100 Turkish police arrested for phone-tapping
At least 100 serving and former top police officers were arrested in a nationwide swoop, local media reported. Most of the arrests were in Istanbul but raids were also carried out in the capital Ankara and cities including Izmir and Diyarbakir.
The arrests are the latest round in a bitter feud between Erdogan and his former ally Fethullah Gulen, in the wake of a vast corruption scandal that broke last year implicating the Prime Minister and his inner circle.
Supporters of exiled cleric Gulen in the police force were widely blamed for leaking details of scandals. The latest wave of arrests is set to further inflame political tensions in Turkey as Erdogan attempts to take the presidency in the forthcoming August elections.

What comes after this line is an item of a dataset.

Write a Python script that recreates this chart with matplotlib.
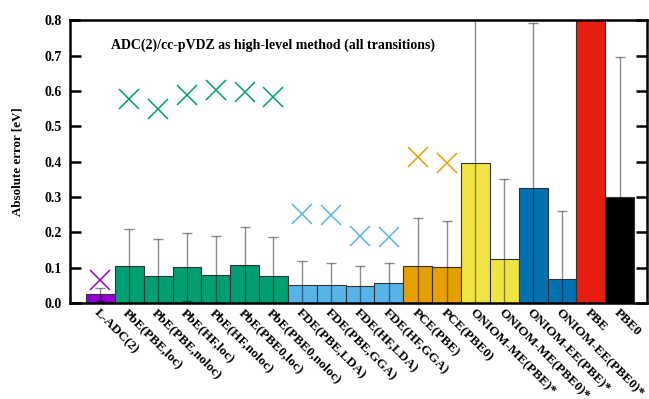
import numpy as np
import matplotlib
matplotlib.use('Agg')
import matplotlib.pyplot as plt

# ── Data ──
methods = ['L-ADC(2)',
           'PbE(PBE,loc)', 'PbE(PBE,noloc)', 'PbE(HF,loc)', 'PbE(HF,noloc)',
           'PbE(PBE0,loc)', 'PbE(PBE0,noloc)',
           'FDE(PBE,LDA)', 'FDE(PBE,GGA)', 'FDE(HF,LDA)', 'FDE(HF,GGA)',
           'PCE(PBE)', 'PCE(PBE0)',
           'ONIOM-ME(PBE)*', 'ONIOM-ME(PBE0)*', 'ONIOM-EE(PBE)*', 'ONIOM-EE(PBE0)*',
           'PBE', 'PBE0']
mean_err = [0.024,
            0.105, 0.075, 0.102, 0.080, 0.107, 0.077,
            0.051, 0.051, 0.047, 0.055,
            0.104, 0.101,
            0.397, 0.124, 0.326, 0.068,
            1.60, 0.300]
std_err = [0.0185,
           0.105, 0.105, 0.096, 0.109, 0.107, 0.110,
           0.067, 0.063, 0.056, 0.058,
           0.135, 0.130,
           0.55, 0.226, 0.466, 0.193,
           0.60, 0.397]
max_err = [0.064,
           0.577, 0.549, 0.589, 0.602, 0.598, 0.584,
           0.251, 0.250, 0.189, 0.187,
           0.414, 0.395,
           None, None, None, None,
           None, None]
bar_colors = (['#9400d3'] + ['#009e73'] * 6 + ['#56b4e9'] * 4 + ['#e69f00'] * 2
              + ['#f0e442'] * 2 + ['#0072b2'] * 2 + ['#e51e10', '#000000'])
y_ticks = [0.0, 0.1, 0.2, 0.3, 0.4, 0.5, 0.6, 0.7, 0.8]

plt.rcParams['font.family'] = ['Liberation Serif', 'DejaVu Serif']
plt.rcParams['font.weight'] = 'bold'

fig = plt.figure(figsize=(6.49, 3.99), dpi=100)
ax = fig.add_axes([0.108, 0.241, 0.889, 0.708])

x = np.arange(len(methods))
ax.bar(x, mean_err, width=1.0, color=bar_colors, edgecolor='#333333',
       linewidth=0.8, zorder=2)

# error bars clipped at zero
lower = [min(s, m) for m, s in zip(mean_err, std_err)]
ax.errorbar(x, mean_err, yerr=[lower, std_err], fmt='none', ecolor='k',
            elinewidth=1.0, capsize=3.5, capthick=1.0, alpha=0.45, zorder=3)

# maximum errors as crosses
for xi, mx, c in zip(x, max_err, bar_colors):
    if mx is not None:
        ax.plot(xi, mx, marker='x', markersize=14, markeredgewidth=1.1,
                color=c, zorder=4)

ax.set_xlim(-1.05, 18.95)
ax.set_ylim(0, 0.8)
ax.set_yticks(y_ticks)
ax.set_yticklabels([f'{v:.1f}' for v in y_ticks])
ax.set_xticks(x)
ax.set_xticklabels(methods, rotation=-45, ha='left', va='top',
                   rotation_mode='anchor', fontsize=9.6, fontweight='bold')
ax.tick_params(axis='x', length=0, pad=3)
ax.tick_params(axis='y', direction='in', length=8, width=1.8, labelsize=10,
               right=True, pad=6)
for sp in ax.spines.values():
    sp.set_linewidth(1.8)

ax.set_ylabel('Absolute error [eV]', fontsize=9.4, fontweight='bold')
ax.yaxis.set_label_coords(-0.08, 0.5)
ax.text(0.071, 0.913, 'ADC(2)/cc-pVDZ as high-level method (all transitions)',
        transform=ax.transAxes, fontsize=10, fontweight='bold', va='center')

fig.savefig('out.png', dpi=100)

Most of the suspects reportedly held key positions in the anti-graft probe against Erdogan, where some of the evidence came from recorded telephone conversations.
Early morning raid
In the huge early morning operation, police in Istanbul raided almost 200 addresses. Among those held were two former heads of the city's elite anti-terror unit, Omer Kose and Yurt Atayun.
"I surrendered but as you see they put the handcuffs behind my back," Atayun told reporters. "It is all political," he said when asked why he was detained.
In a show of defiance, the former Deputy Head of the Intelligence in the Istanbul police, Hayati Basdag, raised his handcuffed fists high above his head in front of the press.
The suspects are accused of espionage, illegal phone-tapping, forging official documents, violation of privacy, fabricating evidence and violating the secrecy of an investigation, the reports said.
The public prosecutor's office in Istanbul said in an earlier statement that arrest warrants had been issued for 115 suspects and 67 had been detained.
One inquiry is into a police investigation of an alleged terrorist group called "Selam-Tevhid", which prosecutors said was used as a cover to wiretap prominent figures since 2010, including Erdogan, cabinet members, as well as the head of Turkey's National Intelligence Organisation (MIT), Hakan Fidan.
Phone-tapping widespread
Prosecutors said 2,280 people in total - of whom 251 were the main targets - had been illegally tapped phones for three years despite a lack of evidence about the formation of a terrorist organisation.
"Their real aim was "espionage", not the state's security," they claimed.
The second inquiry is about illegal phone-tapping of about 250 people including lawmakers, judges, high-ranking bureacrats and journalists. But it was not clear if this was conducted by the first group.
In his first reaction to the raids, Erdogan hinted that the anti-Gulen probe would widen.
"We are currently watching. We will all see what will come out of this," he told reporters at the Turkish parliament.
Asked if the drive to purge Gulenists from the state apparatus would be expanded, he replied: "It appears so, of course."
Erdogan has accused supporters of Gulen of holding excessive influence in the country's police and judiciary and of concocting the graft scandal to unseat him ahead of local elections in March.
Erdogan 'declares war' on opponents
After 11 years in power which has seen his government tame the influence of the once-powerful military, Erdogan has declared a war against Gulen, accusing him of running a "parallel state".
In a television interview this week, Erdogan vowed bitterly that the fight against the Gulen movement would continue "non-stop" while calling on the United States to extradite the exiled cleric from his base in Pennsylvania.
"I expect the United States to take a stance on the Gulen issue," Erdogan said.
Erdogan faced the worst crisis of his rule after allegations that he and his allies engaged in huge corruption which ranged from bribery to gold smuggling and illicit trade with Iran.
It dragged down four ministers and prompted a cabinet shake-up, and posed the most serious challenge to Erdogan's government since it came to power in 2002.
His Islamic-leaning government has already sacked thousands of police and prosecutors believed to be linked to the movement in the wake of the scandal, and tightened controls over the judiciary and the Internet.
Gulen, who left for the US in 1999 to escape charges of anti-secular activities by the government at the time, has denied being behind the graft allegations against Erdogan.